Robert Kraft’s Apology To Patriots Fans Better Late Than Never


July 29, 2015

FOXBORO, Mass. — Robert Kraft learned an important lesson this week: Never trust NFL commissioner Roger Goodell to do the right thing.

Kraft, in a surprise statement Wednesday at Gillette Stadium, apologized to New England Patriots fans and explained why he accepted the NFL’s punishment for Deflategate in May.

As Kraft said, it was “the harshest penalty in the history of the NFL” — a first-round draft pick in 2016, a fourth-rounder in 2017 and a $1 million fine. Kraft believed Goodell would go easy on quarterback Tom Brady if the Patriots accepted their discipline but stopped short of saying there was an agreement in place in May.
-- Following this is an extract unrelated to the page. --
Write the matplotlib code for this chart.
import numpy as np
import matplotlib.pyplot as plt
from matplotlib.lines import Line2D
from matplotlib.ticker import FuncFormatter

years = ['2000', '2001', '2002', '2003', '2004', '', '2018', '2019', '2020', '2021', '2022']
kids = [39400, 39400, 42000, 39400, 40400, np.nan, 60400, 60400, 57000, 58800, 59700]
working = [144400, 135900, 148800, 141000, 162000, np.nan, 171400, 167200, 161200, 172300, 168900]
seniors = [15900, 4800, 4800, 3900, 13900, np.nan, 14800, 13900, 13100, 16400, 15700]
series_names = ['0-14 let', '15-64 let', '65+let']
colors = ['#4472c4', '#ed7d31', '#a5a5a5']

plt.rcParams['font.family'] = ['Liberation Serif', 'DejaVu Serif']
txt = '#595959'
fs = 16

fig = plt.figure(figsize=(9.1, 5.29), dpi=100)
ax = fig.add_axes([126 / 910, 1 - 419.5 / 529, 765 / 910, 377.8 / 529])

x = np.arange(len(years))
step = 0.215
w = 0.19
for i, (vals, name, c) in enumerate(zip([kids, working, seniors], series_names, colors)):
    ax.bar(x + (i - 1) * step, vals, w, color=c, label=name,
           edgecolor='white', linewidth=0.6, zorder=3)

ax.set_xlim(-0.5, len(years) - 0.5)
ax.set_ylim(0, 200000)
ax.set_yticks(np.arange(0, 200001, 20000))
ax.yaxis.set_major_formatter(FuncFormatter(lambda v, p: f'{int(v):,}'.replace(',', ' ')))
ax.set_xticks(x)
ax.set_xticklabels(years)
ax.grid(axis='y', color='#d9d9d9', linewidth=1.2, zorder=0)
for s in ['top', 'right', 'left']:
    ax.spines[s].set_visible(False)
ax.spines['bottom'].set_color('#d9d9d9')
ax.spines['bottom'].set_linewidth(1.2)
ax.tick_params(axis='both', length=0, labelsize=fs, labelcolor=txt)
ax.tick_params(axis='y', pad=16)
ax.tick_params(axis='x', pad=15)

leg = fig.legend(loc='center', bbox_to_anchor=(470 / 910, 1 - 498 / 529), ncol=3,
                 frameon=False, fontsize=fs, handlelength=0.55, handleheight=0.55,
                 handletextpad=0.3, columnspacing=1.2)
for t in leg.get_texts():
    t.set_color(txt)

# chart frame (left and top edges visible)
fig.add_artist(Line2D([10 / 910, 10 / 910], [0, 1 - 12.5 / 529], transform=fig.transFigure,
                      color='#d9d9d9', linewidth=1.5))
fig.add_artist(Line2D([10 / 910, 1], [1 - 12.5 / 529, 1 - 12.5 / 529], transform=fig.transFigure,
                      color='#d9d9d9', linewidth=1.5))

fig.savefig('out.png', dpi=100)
Not only did Goodell uphold Brady’s four-game suspension, but he made headlines by saying the Patriots quarterback destroyed his cell phone. Brady explained Wednesday in his own statement why “destroying” his cell phone shouldn’t have been a big deal. Kraft reiterated that sentiment.

“This headline was designed to capture headlines across the country and obscure evidence regarding the tampering of air pressure in footballs,” Kraft said. “It intentionally implied nefarious behavior and minimized the acknowledgement that Tom provided the history of every number he texted during that relevant time frame. And we had already provided the league with every cellphone of every non-NFLPA employee that they requested, including head coach Bill Belichick.”

Kraft’s apology to Patriots fans is nice and necessary, but it’s not going to recoup those draft picks, and he probably should have made sure there was a deal in place with Goodell before accepting the punishment.

Patriots fans appear to be happy with their owner on social media Wednesday, so Kraft succeeded in improving his previously dismal approval rating. Fans were understandably dismayed when Kraft refused to fight the NFL, but now the owner at least has explained to fans why he gave in to the league.

Without an apology, there was a possibility Kraft would have been booed in Week 1 during the Patriots’ banner ceremony. Now he’s back to fighting the NFL, even if some of his words ring hollow without a possible course of action.

One of Kraft’s key points in May was that he wanted to end the “rhetoric” and remove Deflategate from headlines. In that regard, he failed. Deflategate has new legs after Goodell upheld Brady’s suspension, and we could still be talking about deflated footballs and Brady’s suspension a year from now.